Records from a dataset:
____
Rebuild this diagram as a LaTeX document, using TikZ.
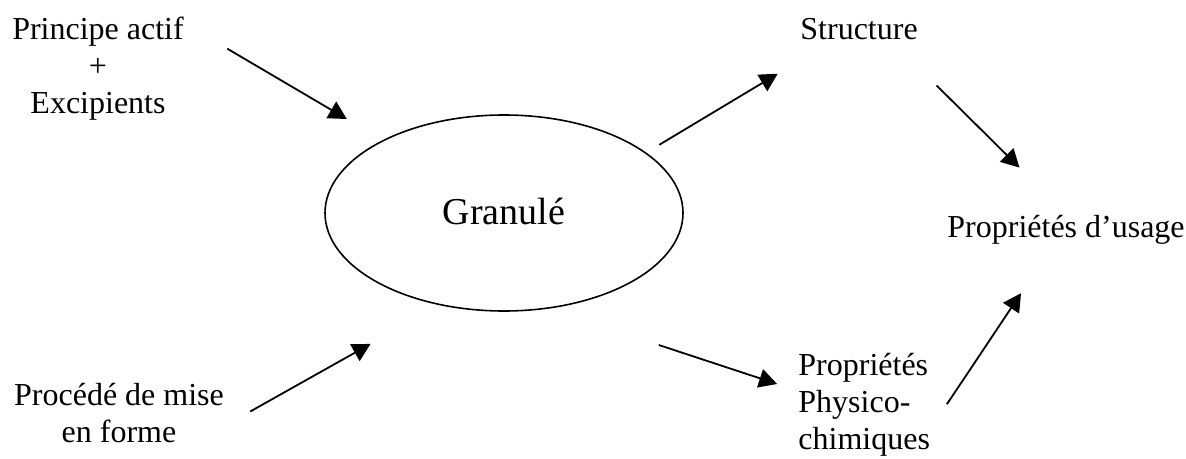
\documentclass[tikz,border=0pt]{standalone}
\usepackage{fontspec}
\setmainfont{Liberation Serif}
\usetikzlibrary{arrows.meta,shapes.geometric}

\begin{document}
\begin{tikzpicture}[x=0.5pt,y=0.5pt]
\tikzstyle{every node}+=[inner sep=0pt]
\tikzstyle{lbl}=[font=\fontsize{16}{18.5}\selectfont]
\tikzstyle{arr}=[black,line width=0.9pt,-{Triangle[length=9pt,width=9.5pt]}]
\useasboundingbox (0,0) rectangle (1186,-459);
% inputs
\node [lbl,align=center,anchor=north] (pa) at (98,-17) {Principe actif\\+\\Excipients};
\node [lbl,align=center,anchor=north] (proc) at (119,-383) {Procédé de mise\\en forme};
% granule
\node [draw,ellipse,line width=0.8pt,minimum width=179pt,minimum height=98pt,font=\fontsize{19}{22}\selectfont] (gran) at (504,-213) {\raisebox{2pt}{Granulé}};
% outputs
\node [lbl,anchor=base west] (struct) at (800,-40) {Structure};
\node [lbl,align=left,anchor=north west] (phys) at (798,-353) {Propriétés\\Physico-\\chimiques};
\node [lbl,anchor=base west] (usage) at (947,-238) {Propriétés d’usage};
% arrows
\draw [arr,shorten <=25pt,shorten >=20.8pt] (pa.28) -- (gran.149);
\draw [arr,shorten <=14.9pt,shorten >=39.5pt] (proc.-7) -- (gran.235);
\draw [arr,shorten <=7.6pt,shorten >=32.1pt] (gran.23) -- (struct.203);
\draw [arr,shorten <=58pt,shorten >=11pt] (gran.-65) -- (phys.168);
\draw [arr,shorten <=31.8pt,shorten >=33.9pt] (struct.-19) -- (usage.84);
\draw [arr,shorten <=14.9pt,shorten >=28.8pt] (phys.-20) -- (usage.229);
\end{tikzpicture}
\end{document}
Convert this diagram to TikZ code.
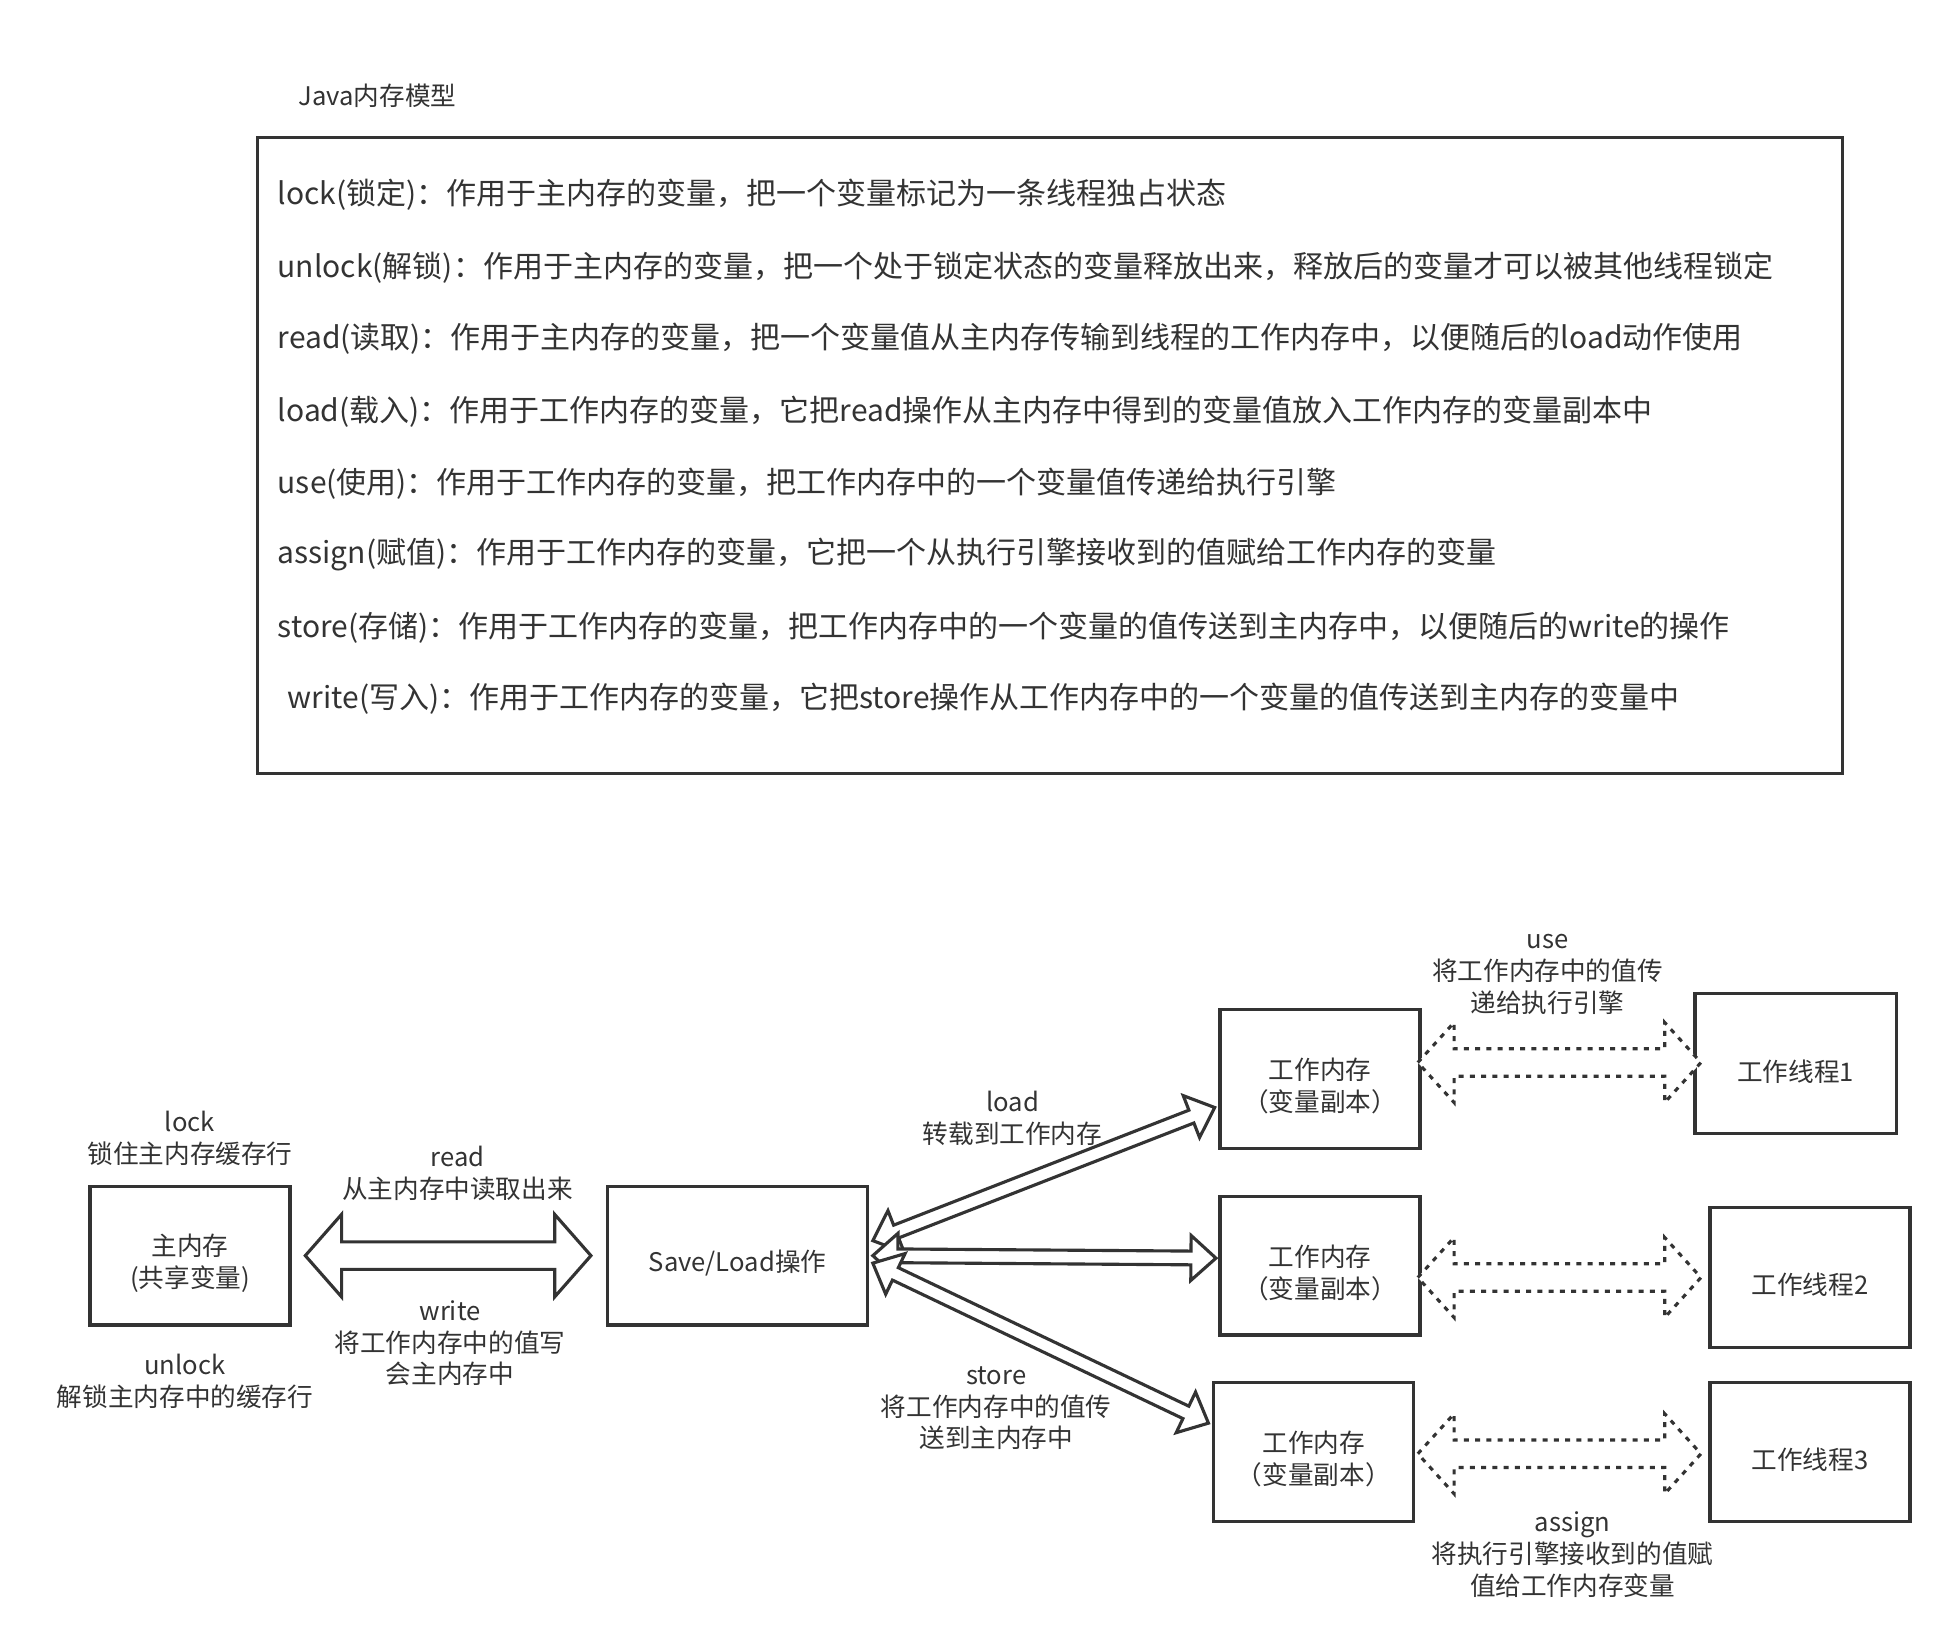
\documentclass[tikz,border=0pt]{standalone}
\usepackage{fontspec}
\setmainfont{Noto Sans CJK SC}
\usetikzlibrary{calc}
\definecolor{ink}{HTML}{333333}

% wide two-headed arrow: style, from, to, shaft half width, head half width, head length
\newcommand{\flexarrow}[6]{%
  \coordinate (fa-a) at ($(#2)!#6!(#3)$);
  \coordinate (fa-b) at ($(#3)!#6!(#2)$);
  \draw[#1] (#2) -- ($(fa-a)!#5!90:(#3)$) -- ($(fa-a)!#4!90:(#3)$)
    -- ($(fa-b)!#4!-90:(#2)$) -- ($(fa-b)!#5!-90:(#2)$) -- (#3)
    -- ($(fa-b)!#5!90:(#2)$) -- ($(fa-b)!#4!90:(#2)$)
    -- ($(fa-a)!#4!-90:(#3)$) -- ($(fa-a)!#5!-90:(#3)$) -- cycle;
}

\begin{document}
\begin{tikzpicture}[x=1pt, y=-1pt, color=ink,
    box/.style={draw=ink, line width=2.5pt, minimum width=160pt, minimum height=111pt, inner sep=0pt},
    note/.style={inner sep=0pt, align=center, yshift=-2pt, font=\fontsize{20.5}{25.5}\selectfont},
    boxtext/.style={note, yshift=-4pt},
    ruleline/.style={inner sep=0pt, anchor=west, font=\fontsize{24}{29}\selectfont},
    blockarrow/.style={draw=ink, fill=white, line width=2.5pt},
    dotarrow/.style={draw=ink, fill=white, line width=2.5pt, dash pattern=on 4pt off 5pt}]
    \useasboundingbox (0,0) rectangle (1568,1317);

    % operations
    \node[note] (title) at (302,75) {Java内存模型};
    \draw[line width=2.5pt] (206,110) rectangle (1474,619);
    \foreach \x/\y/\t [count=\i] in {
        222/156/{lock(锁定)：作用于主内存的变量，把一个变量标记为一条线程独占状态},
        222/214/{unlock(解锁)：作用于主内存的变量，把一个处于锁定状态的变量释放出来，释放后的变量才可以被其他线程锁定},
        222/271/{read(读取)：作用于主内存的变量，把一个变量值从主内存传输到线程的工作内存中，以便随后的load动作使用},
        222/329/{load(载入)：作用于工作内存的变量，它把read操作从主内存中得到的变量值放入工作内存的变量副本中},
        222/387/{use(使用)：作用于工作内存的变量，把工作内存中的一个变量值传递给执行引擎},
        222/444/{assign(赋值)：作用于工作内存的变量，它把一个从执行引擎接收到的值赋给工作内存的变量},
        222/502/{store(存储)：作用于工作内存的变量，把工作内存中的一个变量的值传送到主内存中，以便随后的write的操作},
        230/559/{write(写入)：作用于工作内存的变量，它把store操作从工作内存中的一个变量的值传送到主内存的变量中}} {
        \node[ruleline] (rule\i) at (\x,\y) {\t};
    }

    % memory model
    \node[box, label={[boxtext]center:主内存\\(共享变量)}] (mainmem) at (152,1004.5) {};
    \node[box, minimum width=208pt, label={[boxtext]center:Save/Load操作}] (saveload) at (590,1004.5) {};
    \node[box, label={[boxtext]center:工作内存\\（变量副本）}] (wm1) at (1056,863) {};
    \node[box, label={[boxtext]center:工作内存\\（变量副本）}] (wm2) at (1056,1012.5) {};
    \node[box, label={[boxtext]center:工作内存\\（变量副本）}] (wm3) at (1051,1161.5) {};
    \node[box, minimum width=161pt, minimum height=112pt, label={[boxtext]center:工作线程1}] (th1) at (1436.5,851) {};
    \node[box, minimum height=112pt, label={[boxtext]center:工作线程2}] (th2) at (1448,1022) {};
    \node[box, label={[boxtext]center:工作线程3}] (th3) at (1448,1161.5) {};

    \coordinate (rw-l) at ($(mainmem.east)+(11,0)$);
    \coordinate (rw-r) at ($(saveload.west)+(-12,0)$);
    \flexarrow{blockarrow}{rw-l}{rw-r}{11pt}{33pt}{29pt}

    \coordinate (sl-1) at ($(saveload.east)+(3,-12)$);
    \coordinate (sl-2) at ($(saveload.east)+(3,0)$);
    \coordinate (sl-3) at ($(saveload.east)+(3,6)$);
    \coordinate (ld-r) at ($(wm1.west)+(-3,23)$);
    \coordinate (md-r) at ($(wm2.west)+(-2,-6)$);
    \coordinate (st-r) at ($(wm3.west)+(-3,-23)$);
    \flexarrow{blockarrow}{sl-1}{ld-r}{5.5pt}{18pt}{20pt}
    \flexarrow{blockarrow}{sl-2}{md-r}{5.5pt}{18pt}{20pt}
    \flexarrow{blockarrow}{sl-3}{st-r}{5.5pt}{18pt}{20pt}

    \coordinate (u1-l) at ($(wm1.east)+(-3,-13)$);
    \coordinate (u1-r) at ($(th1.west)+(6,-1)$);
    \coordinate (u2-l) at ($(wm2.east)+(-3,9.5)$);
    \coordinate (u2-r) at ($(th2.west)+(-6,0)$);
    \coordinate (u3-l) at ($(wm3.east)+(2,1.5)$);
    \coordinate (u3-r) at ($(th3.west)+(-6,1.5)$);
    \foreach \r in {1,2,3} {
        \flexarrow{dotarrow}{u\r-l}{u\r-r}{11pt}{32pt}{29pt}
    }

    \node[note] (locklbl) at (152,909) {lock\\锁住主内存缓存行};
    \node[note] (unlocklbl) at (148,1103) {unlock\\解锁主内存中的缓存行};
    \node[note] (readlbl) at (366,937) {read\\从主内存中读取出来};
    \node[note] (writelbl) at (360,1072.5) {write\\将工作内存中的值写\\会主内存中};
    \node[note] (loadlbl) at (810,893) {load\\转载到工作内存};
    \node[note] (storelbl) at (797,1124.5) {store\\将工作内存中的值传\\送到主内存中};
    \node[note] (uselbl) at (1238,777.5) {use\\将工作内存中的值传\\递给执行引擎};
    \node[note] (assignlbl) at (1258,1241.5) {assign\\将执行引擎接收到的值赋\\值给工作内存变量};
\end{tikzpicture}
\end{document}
____
Exercise:
List all lines holding the string "this".

Expected answer:
Rebuild this diagram as a LaTeX document, using TikZ.
Convert this diagram to TikZ code.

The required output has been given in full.